Data excerpt:
____

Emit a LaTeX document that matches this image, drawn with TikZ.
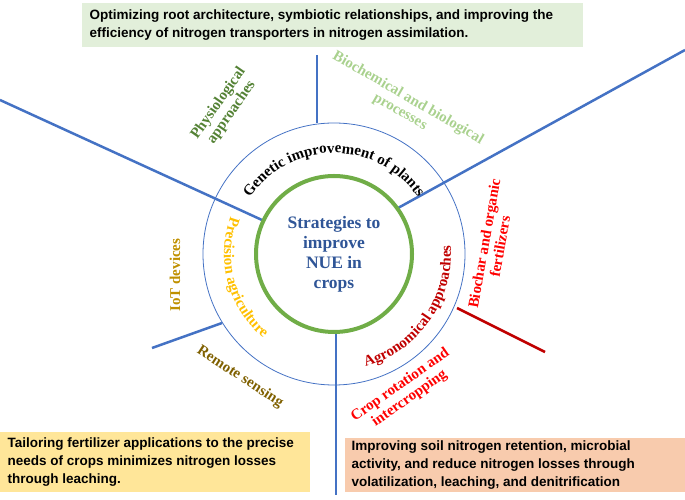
\documentclass[tikz,border=0pt]{standalone}
\usepackage{fontspec}
\setmainfont{Liberation Serif}
\newfontfamily\boxfont{Liberation Sans}
\usetikzlibrary{decorations.text}
\usetikzlibrary{calc}
\definecolor{spokeblue}{HTML}{4472C4}
\definecolor{ringgreen}{HTML}{70AD47}
\definecolor{physgreen}{HTML}{548235}
\definecolor{biogreen}{HTML}{A9D18E}
\definecolor{iotgold}{HTML}{BF9000}
\definecolor{remotebrown}{HTML}{7F6000}
\definecolor{precgold}{HTML}{FFC000}
\definecolor{agrored}{HTML}{C00000}
\definecolor{centreblue}{HTML}{2F5597}
\definecolor{boxgreen}{HTML}{E2EFDA}
\definecolor{boxyellow}{HTML}{FFE699}
\definecolor{boxpeach}{HTML}{F8CBAD}
\tikzset{
  spoke/.style={spokeblue, line width=2.5pt},
  lab/.style={font=\bfseries\fontsize{15}{16}\selectfont, align=center},
  infobox/.style={font=\boxfont\bfseries\fontsize{13.5}{18}\selectfont, align=left, anchor=west},
  arclab/.style={decorate, decoration={text along path, text align=center, text color=#1}}
}
\begin{document}
\begin{tikzpicture}[x=1pt,y=1pt]
            \useasboundingbox (0,0) rectangle (685,500);
            
            % Boxes
            \fill[boxgreen] (82,453) rectangle (583,497);
            \fill[boxyellow] (0,8) rectangle (310,68);
            \fill[boxpeach] (345,8) rectangle (685,62);
            \node[infobox] (top) at (86,475) {Optimizing root architecture, symbiotic relationships, and improving the\\efficiency of nitrogen transporters in nitrogen assimilation.};
            \node[infobox] (left) at (4,38) {Tailoring fertilizer applications to the precise\\needs of crops minimizes nitrogen losses\\through leaching.};
            \node[infobox] (right) at (348,35) {Improving soil nitrogen retention, microbial\\activity, and reduce nitrogen losses through\\volatilization, leaching, and denitrification};
            
            % Circles
            \coordinate (c) at (334,246);
            \draw[spokeblue, line width=0.8pt] (c) circle (131);
            
            % Spokes
            \coordinate (t1) at (317,445); \coordinate (t2) at (317,377);
            \coordinate (ul1) at (0,400); \coordinate (ul2) at (262,280);
            \coordinate (ur1) at (685,450); \coordinate (ur2) at (398,292);
            \coordinate (ll1) at (152,152); \coordinate (ll2) at (222,177);
            \coordinate (b1) at (336,167); \coordinate (b2) at (336,5);
            \coordinate (r1) at (457,192); \coordinate (r2) at (545,148);
            \draw[spoke] (t1) -- (t2);
            \draw[spoke] (ul1) -- (ul2);
            \draw[spoke] (ur1) -- (ur2);
            \draw[spoke] (ll1) -- (ll2);
            \draw[spoke] (b1) -- (b2);
            \draw[agrored, line width=2.5pt] (r1) -- (r2);
            
            \draw[ringgreen, line width=4pt, fill=white] (c) circle (78);
            \node[lab, centreblue, font=\bfseries\fontsize{17.5}{20}\selectfont] (nue) at (c) {Strategies to\\improve\\NUE in\\crops};
            
            % Curved labels
            \path[arclab=black, decoration={text={|\bfseries\fontsize{15}{15}\selectfont|Genetic improvement of plants}}]
              ($(c)+(160:101)$) arc (160:20:101);
            \path[arclab=precgold, decoration={text={|\bfseries\fontsize{15}{15}\selectfont|Precision agriculture}}]
              ($(c)+(135:110)$) arc (135:255:110);
            \path[arclab=agrored, decoration={text={|\bfseries\fontsize{15}{15}\selectfont|Agronomical approaches}}]
              ($(c)+(-90:117)$) arc (-90:20:117);
            
            % Outer labels
            \node[lab, physgreen, rotate=55] (phys) at (225,392) {Physiological\\approaches};
            \node[lab, biogreen, rotate=-30] (bio) at (404,395) {Biochemical and biological\\processes};
            \node[lab, iotgold, rotate=90] (iot) at (175,225) {IoT devices};
            \node[lab, remotebrown, rotate=-33] (rem) at (240,123) {Remote sensing};
            \node[lab, red, rotate=80] (bch) at (492,255) {Biochar and organic\\fertilizers};
            \node[lab, red, rotate=35] (crop) at (405,108) {Crop rotation and\\intercropping};
            
\end{tikzpicture}
\end{document}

____

Every line of the data above should be quoted exactly. Omit the pictures.

Emit a LaTeX document that matches this image, drawn with TikZ.
\documentclass[tikz,border=0pt]{standalone}
\usepackage{fontspec}
\setmainfont{Liberation Serif}
\newfontfamily\boxfont{Liberation Sans}
\usetikzlibrary{decorations.text}
\usetikzlibrary{calc}
\definecolor{spokeblue}{HTML}{4472C4}
\definecolor{ringgreen}{HTML}{70AD47}
\definecolor{physgreen}{HTML}{548235}
\definecolor{biogreen}{HTML}{A9D18E}
\definecolor{iotgold}{HTML}{BF9000}
\definecolor{remotebrown}{HTML}{7F6000}
\definecolor{precgold}{HTML}{FFC000}
\definecolor{agrored}{HTML}{C00000}
\definecolor{centreblue}{HTML}{2F5597}
\definecolor{boxgreen}{HTML}{E2EFDA}
\definecolor{boxyellow}{HTML}{FFE699}
\definecolor{boxpeach}{HTML}{F8CBAD}
\tikzset{
  spoke/.style={spokeblue, line width=2.5pt},
  lab/.style={font=\bfseries\fontsize{15}{16}\selectfont, align=center},
  infobox/.style={font=\boxfont\bfseries\fontsize{13.5}{18}\selectfont, align=left, anchor=west},
  arclab/.style={decorate, decoration={text along path, text align=center, text color=#1}}
}
\begin{document}
\begin{tikzpicture}[x=1pt,y=1pt]
            \useasboundingbox (0,0) rectangle (685,500);
            
            % Boxes
            \fill[boxgreen] (82,453) rectangle (583,497);
            \fill[boxyellow] (0,8) rectangle (310,68);
            \fill[boxpeach] (345,8) rectangle (685,62);
            \node[infobox] (top) at (86,475) {Optimizing root architecture, symbiotic relationships, and improving the\\efficiency of nitrogen transporters in nitrogen assimilation.};
            \node[infobox] (left) at (4,38) {Tailoring fertilizer applications to the precise\\needs of crops minimizes nitrogen losses\\through leaching.};
            \node[infobox] (right) at (348,35) {Improving soil nitrogen retention, microbial\\activity, and reduce nitrogen losses through\\volatilization, leaching, and denitrification};
            
            % Circles
            \coordinate (c) at (334,246);
            \draw[spokeblue, line width=0.8pt] (c) circle (131);
            
            % Spokes
            \coordinate (t1) at (317,445); \coordinate (t2) at (317,377);
            \coordinate (ul1) at (0,400); \coordinate (ul2) at (262,280);
            \coordinate (ur1) at (685,450); \coordinate (ur2) at (398,292);
            \coordinate (ll1) at (152,152); \coordinate (ll2) at (222,177);
            \coordinate (b1) at (336,167); \coordinate (b2) at (336,5);
            \coordinate (r1) at (457,192); \coordinate (r2) at (545,148);
            \draw[spoke] (t1) -- (t2);
            \draw[spoke] (ul1) -- (ul2);
            \draw[spoke] (ur1) -- (ur2);
            \draw[spoke] (ll1) -- (ll2);
            \draw[spoke] (b1) -- (b2);
            \draw[agrored, line width=2.5pt] (r1) -- (r2);
            
            \draw[ringgreen, line width=4pt, fill=white] (c) circle (78);
            \node[lab, centreblue, font=\bfseries\fontsize{17.5}{20}\selectfont] (nue) at (c) {Strategies to\\improve\\NUE in\\crops};
            
            % Curved labels
            \path[arclab=black, decoration={text={|\bfseries\fontsize{15}{15}\selectfont|Genetic improvement of plants}}]
              ($(c)+(160:101)$) arc (160:20:101);
            \path[arclab=precgold, decoration={text={|\bfseries\fontsize{15}{15}\selectfont|Precision agriculture}}]
              ($(c)+(135:110)$) arc (135:255:110);
            \path[arclab=agrored, decoration={text={|\bfseries\fontsize{15}{15}\selectfont|Agronomical approaches}}]
              ($(c)+(-90:117)$) arc (-90:20:117);
            
            % Outer labels
            \node[lab, physgreen, rotate=55] (phys) at (225,392) {Physiological\\approaches};
            \node[lab, biogreen, rotate=-30] (bio) at (404,395) {Biochemical and biological\\processes};
            \node[lab, iotgold, rotate=90] (iot) at (175,225) {IoT devices};
            \node[lab, remotebrown, rotate=-33] (rem) at (240,123) {Remote sensing};
            \node[lab, red, rotate=80] (bch) at (492,255) {Biochar and organic\\fertilizers};
            \node[lab, red, rotate=35] (crop) at (405,108) {Crop rotation and\\intercropping};
            
\end{tikzpicture}
\end{document}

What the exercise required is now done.